Et quid de cet irréfutable capital-sympathie, qui lui a permis de constituer son énorme réseau et d’être choyé par des chefs d’Etat et de gouvernement très conscients de son impact positif sur les électeurs ? On lui demande s’il confirme, s’il est vraiment sympa Borloo. La question semble presque l’émouvoir, il y a un silence, il rigole, il a l’air un peu gêné, il dit : “C’est tellement plus facile d’être bienveillant que malveillant, c’est tellement plus agréable. Et ça vous simplifie tellement la vie ! Je pense qu’il faut être malheureux pour être malveillant. Je pense que quand les gens se lèvent le matin, ils ont plutôt envie d’aimer, et d’être aimés.”
Il coupe : “Vous avez des cigarettes ? Je peux vous en piquer ? Sûr ? Merci. Un autre petit café ?” Allez. Il assure ne pas avoir d’agenda personnel :
“Je ne suis pas dans la représentation. Je n’ai pas à préparer un retour en politique, ou à entrer dans des réseaux de business de haut niveau pour reprendre un groupe demain. Non.”
Une fois la structure mise en place par sa fondation, il promet de quitter le navire : “Borloo veut électrifier l’Afrique, c’est une phrase conne. Il faut électrifier l’Afrique, et ce sont les africains qui vont le faire, en partenariat avec les européens.”
Il préfère voguer dans son propre bateau, choyer et être choyé par les gens qu’il aime, voyager avec les siens, son “clan” familial et amical. C’est le plus important. Il dit : “Ceux qui me disent de faire autre chose, je leur réponds, je suis bien dans mon truc, foutez-moi la paix.” Il n’est pas prêt à se mettre à la retraite pour autant : “Je suis un séquentiel”. Les prochaines séquences à l’horizon ? La santé des océans et l’éducation des enfants, deux sujets qui lui tiennent à cœur : “Demain je peux parfaitement faire une action bénévole associative sur l’éducation des petits, en m’associant avec le ou la ministre du moment, les régions, les départements. Je pense avoir suffisamment d’impact personnel pour pouvoir le faire hors du cadre.”
Des fusées sur la Lune
Il évoque les années qui passent, la santé qui casse : “Ce qui se perd, évidemment, c’est la résistance physique. A un moment donné, quand vous êtes moins fort physiquement, mentalement vous avez aussi des moments de plus grande fragilité, ça c’est vrai.”

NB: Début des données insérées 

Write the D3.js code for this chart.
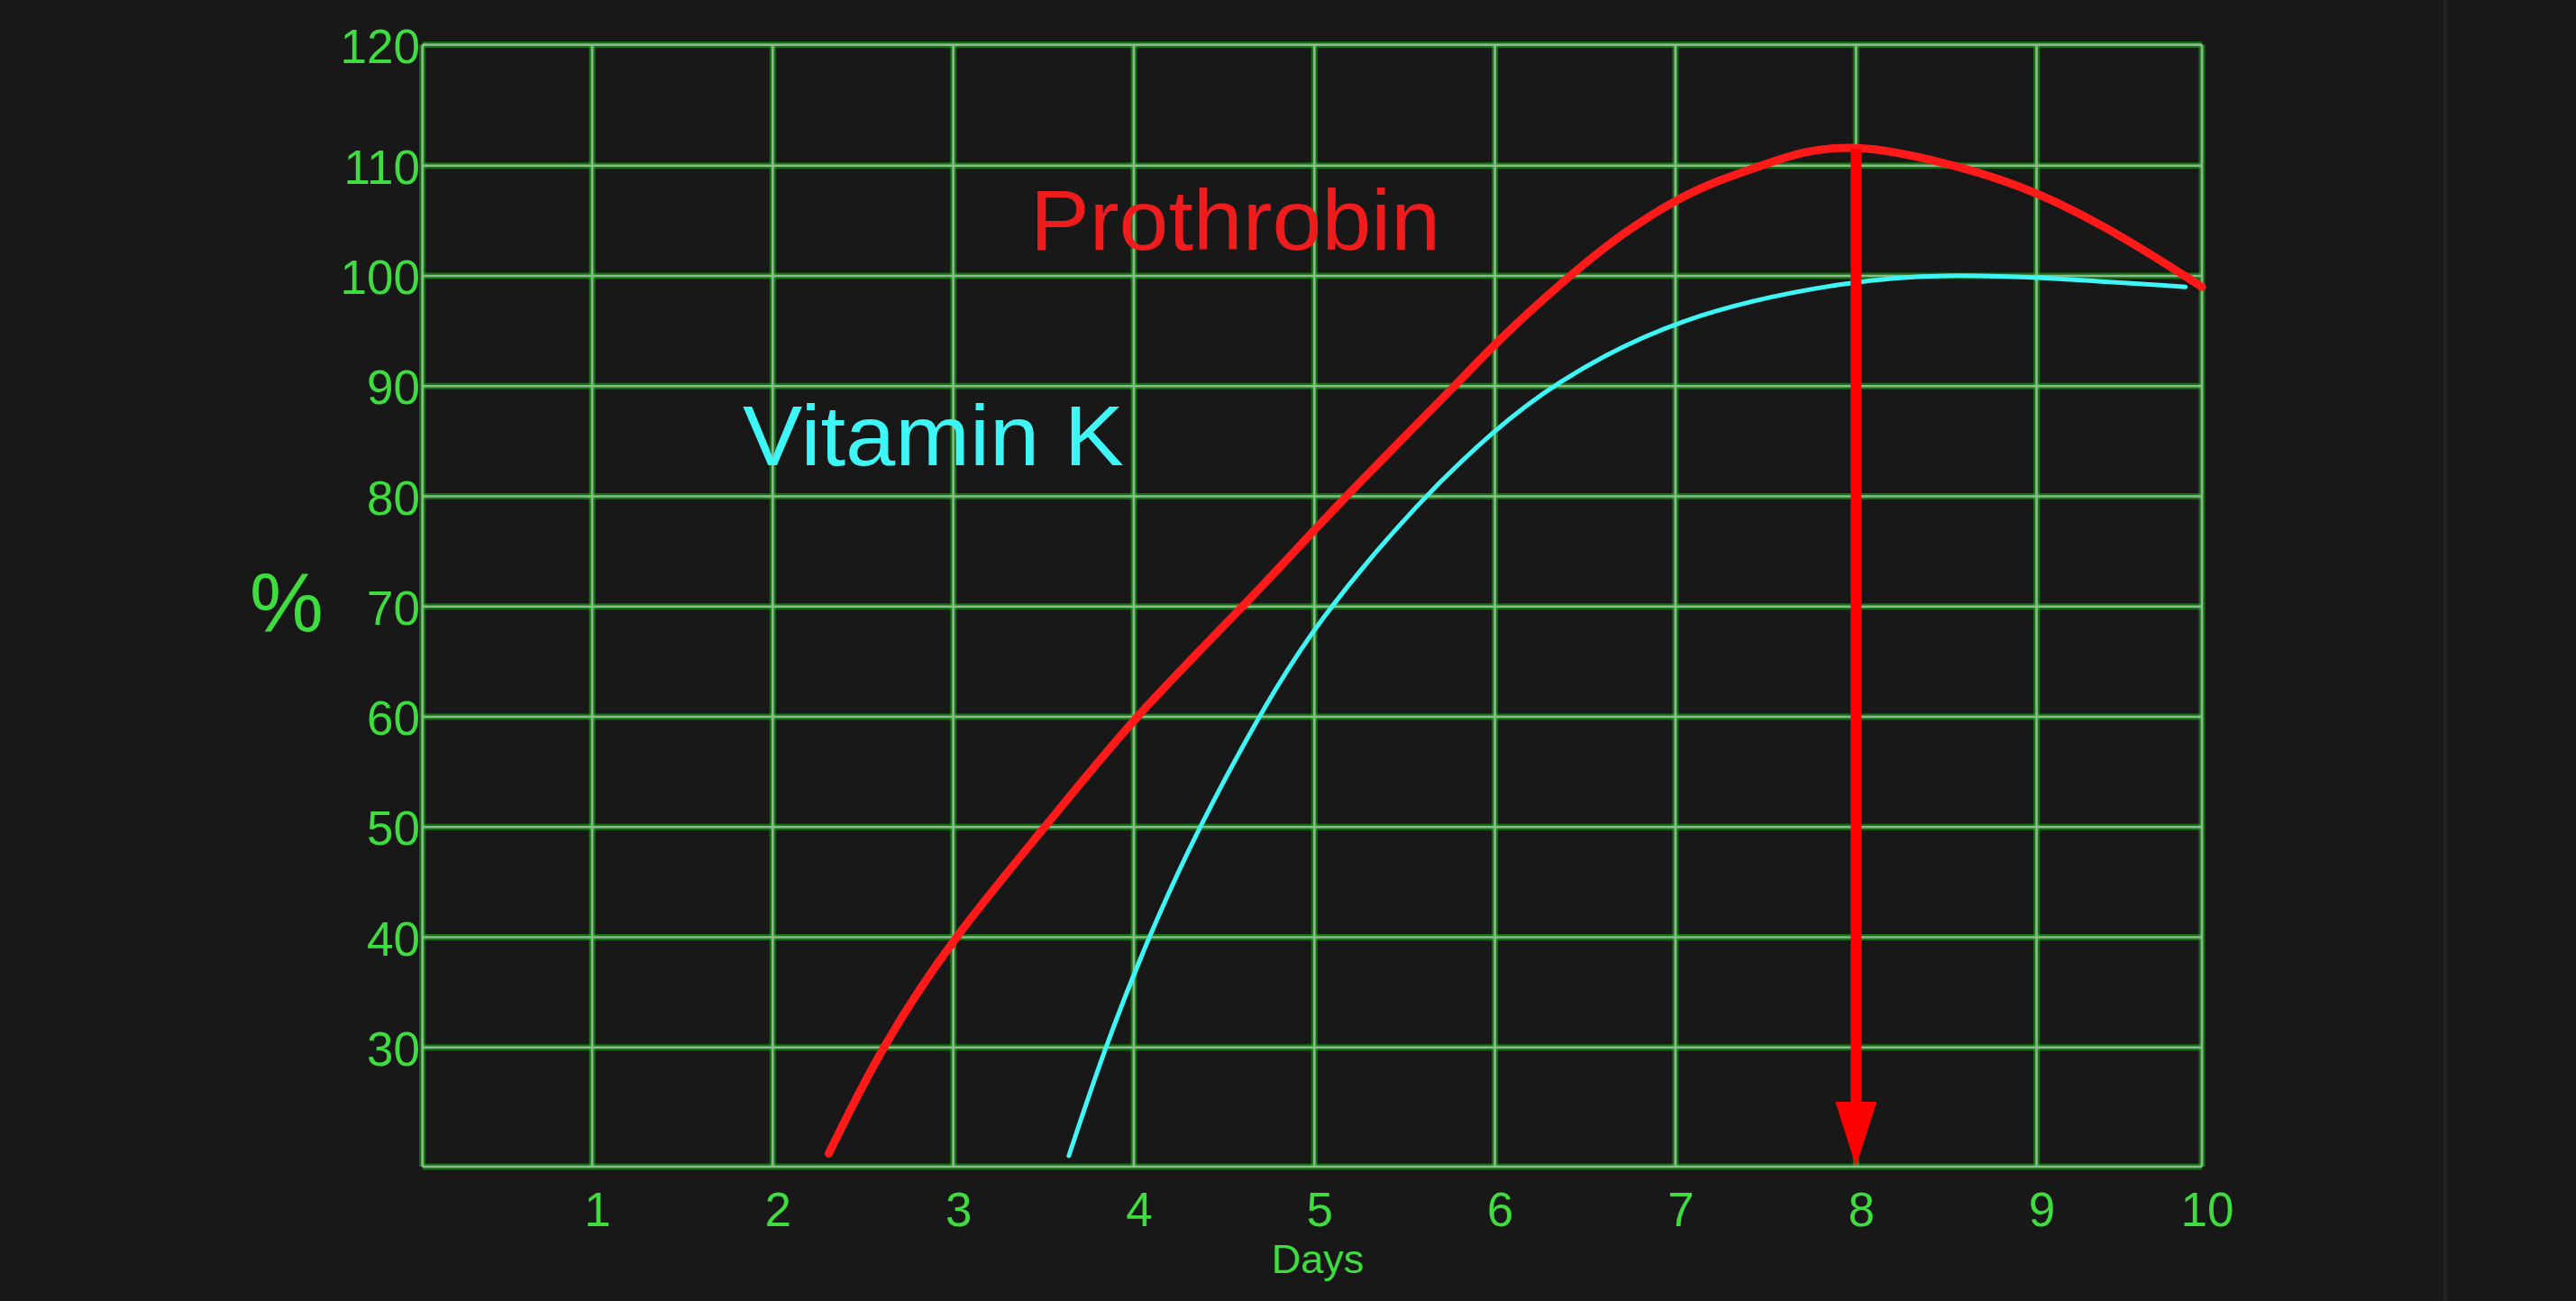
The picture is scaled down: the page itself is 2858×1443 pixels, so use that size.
<!DOCTYPE html>
<html>
<head>
  <meta charset="utf-8">
  <title>Prothrobin and Vitamin K</title>
  <script src="https://d3js.org/d3.v7.min.js"></script>
  <style>
    html, body { margin: 0; padding: 0; background: #181818; }
    svg { display: block; }
    text { font-family: "Liberation Sans", Arial, sans-serif; }
  </style>
</head>
<body>
  <script>
    // chart values
    var dayTicks = [1, 2, 3, 4, 5, 6, 7, 8, 9, 10];
    var percentTicks = [30, 40, 50, 60, 70, 80, 90, 100, 110, 120];

    // prothrobin curve: [day, %]
    var prothrobin = [
      [2.31, 20.2], [2.6, 30], [3.0, 40], [3.51, 50], [4.0, 60],
      [4.61, 70], [5.17, 80], [5.78, 90], [6.0, 93.9], [6.41, 100],
      [6.7, 103.8], [7.0, 106.9], [7.21, 108.5], [7.48, 110], [7.7, 111.2],
      [8.03, 111.8], [8.57, 110], [9.0, 107.7], [9.5, 103.8], [10.0, 99.0]
    ];

    // vitamin K curve: [day, %]
    var vitaminK = [
      [3.64, 20], [3.84, 30], [4.08, 40], [4.36, 50], [4.69, 60],
      [5.0, 68.4], [5.6, 80], [6.0, 86.0], [6.3, 90], [7.0, 96.4],
      [8.0, 99.7], [8.5, 100.1], [9.0, 99.9], [9.9, 99.0]
    ];

    // the red arrow drops from the prothrobin peak to the day axis
    var arrowDay = 8;
    var arrowFrom = 111.4;

    var width = 2858;
    var height = 1443;

    var svg = d3.select('body')
          .append('svg')
          .attr('width', width)
          .attr('height', height);

    svg.append('rect')
        .attr('width', width)
        .attr('height', height)
        .attr('fill', '#181818');

    // faint frame edge of the video on the right
    svg.append('rect')
        .attr('x', 2711)
        .attr('y', 0)
        .attr('width', 4)
        .attr('height', height)
        .attr('fill', '#232323');

    // the hand drawn grid is not quite even, so use piecewise scales
    var x = d3.scaleLinear()
          .domain([0, 1, 9, 10])
          .range([468.7, 657, 2259.5, 2443]);

    var y = d3.scaleLinear()
          .domain([19, 30, 110, 120])
          .range([1294, 1161.7, 183.7, 49.6]);

    var yMin = 19, yMax = 120;

    // grid: glow underneath, pale core on top
    var grid = svg.append('g');

    function drawGrid(cls, stroke, w, op) {
      var g = grid.append('g').attr('class', cls);
      g.selectAll('line.v')
          .data([0].concat(dayTicks))
          .enter()
          .append('line')
          .attr('x1', function (d) { return x(d); })
          .attr('x2', function (d) { return x(d); })
          .attr('y1', y(yMax))
          .attr('y2', y(yMin))
          .attr('stroke', stroke)
          .attr('stroke-width', w)
          .attr('opacity', op);
      g.selectAll('line.h')
          .data([yMin].concat(percentTicks))
          .enter()
          .append('line')
          .attr('x1', x(0))
          .attr('x2', x(10))
          .attr('y1', function (d) { return y(d); })
          .attr('y2', function (d) { return y(d); })
          .attr('stroke', stroke)
          .attr('stroke-width', w)
          .attr('opacity', op);
    }
    drawGrid('glow', '#14b814', 7, 0.55);
    drawGrid('core', '#8cba8c', 2.6, 1);

    // tick labels
    svg.append('g')
        .selectAll('text')
        .data(dayTicks)
        .enter()
        .append('text')
        .attr('x', function (d) { return x(d) + 6; })
        .attr('y', 1360)
        .attr('text-anchor', 'middle')
        .attr('font-size', 53)
        .attr('fill', '#3fdc3f')
        .text(function (d) { return d; });

    svg.append('g')
        .selectAll('text')
        .data(percentTicks)
        .enter()
        .append('text')
        .attr('x', 466)
        .attr('y', function (d) { return y(d); })
        .attr('dy', '0.38em')
        .attr('text-anchor', 'end')
        .attr('font-size', 53)
        .attr('fill', '#3fdc3f')
        .text(function (d) { return d; });

    // axis titles
    svg.append('text')
        .attr('x', 1462)
        .attr('y', 1412)
        .attr('text-anchor', 'middle')
        .attr('font-size', 45)
        .attr('fill', '#3fdc3f')
        .text('Days');

    svg.append('text')
        .attr('x', 318)
        .attr('y', 700)
        .attr('text-anchor', 'middle')
        .attr('font-size', 92)
        .attr('fill', '#3fdc3f')
        .text('%');

    // curves, smoothed through the read-off points
    var line = d3.line()
          .x(function (d) { return x(d[0]); })
          .y(function (d) { return y(d[1]); })
          .curve(d3.curveBasis);

    svg.append('path')
        .datum(vitaminK)
        .attr('fill', 'none')
        .attr('stroke', '#3ef6f6')
        .attr('stroke-width', 5)
        .attr('stroke-linecap', 'round')
        .attr('d', line);

    svg.append('path')
        .datum(prothrobin)
        .attr('fill', 'none')
        .attr('stroke', '#ff1a1a')
        .attr('stroke-width', 9)
        .attr('stroke-linecap', 'round')
        .attr('d', line);

    // arrow
    var ax = x(arrowDay);
    var tipY = y(yMin);
    var headLen = 72, headHalf = 23;

    svg.append('line')
        .attr('x1', ax)
        .attr('x2', ax)
        .attr('y1', y(arrowFrom))
        .attr('y2', tipY - headLen + 2)
        .attr('stroke', '#ff0000')
        .attr('stroke-width', 12);

    svg.append('path')
        .attr('d', d3.line()([
          [ax - headHalf, tipY - headLen],
          [ax + headHalf, tipY - headLen],
          [ax, tipY]
        ]) + 'Z')
        .attr('fill', '#ff0000');

    // curve names
    svg.append('text')
        .attr('x', 1143)
        .attr('y', 277)
        .attr('font-size', 94)
        .attr('textLength', 455)
        .attr('lengthAdjust', 'spacingAndGlyphs')
        .attr('fill', '#ee1c1c')
        .text('Prothrobin');

    svg.append('text')
        .attr('x', 824)
        .attr('y', 516)
        .attr('font-size', 94)
        .attr('textLength', 423)
        .attr('lengthAdjust', 'spacingAndGlyphs')
        .attr('fill', '#3ef6f6')
        .text('Vitamin K');
  </script>
</body>
</html>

Mais il y a aussi ça : “Ce que vous gagnez, c’est que vous êtes moins encombré de vous-mêmes, bizarrement beaucoup moins égotique, vous donnez plus de sens aux choses.”
Et puis il y a ce qui restera, “jusqu’au dernier souffle”, ce qui fait se lever le matin : “J’ai les mêmes rêves. En fait je continue à rêver.” Il rêve à quoi ? Il coupe : “Je peux vous en retaper une ou pas ?”. Il reprend, lyrique, mais la voix sourde et douce : “Est-ce que vous ne rêvez pas vous d’un monde où vous ne verriez pas de scènes de gâchis humain, de peines irréversibles, de caps insurmontables ?”.
Il ajoute : “C’est prétentieux, mais je suis sûr que ce que je fais en ce moment, il n’y a pas grand-monde qui pourrait vraiment le faire. Il faut mettre sa caractéristique là où vous avez le plus d’impact. Quand les troupes régulières n’arrivent pas à traiter le problème, que je considère qu’on est à deux doigts du péril, j’y vais, je tente le coup. Quand j’ai quitté un cabinet d’avocats absolument florissant pour partir à Valenciennes, je n’avais pas l’impression d’être un héros, plutôt celle d’avoir une chance folle, d’avoir un dossier plus humain, plus passionnant. Et ce que je fais aujourd’hui, ça m’emballe pareil, ça m’excite pareil, ça me fait rêver pareil.”
Et de conclure : “Tout le monde a envie d’avoir des rêves, de rentrer chez soi le soir et de dire à ses enfants, voilà, je fais ça pour le monde. Le type à Cap Canaveral, il rentre chez lui et il dit, qu’est-ce-que j’ai fait aujourd’hui ? J’ai envoyé des fusées sur la Lune. Bah voilà. Tout le monde a envie d’envoyer des fusées sur la lune.”
Il est vraiment chouquette M. Borloo.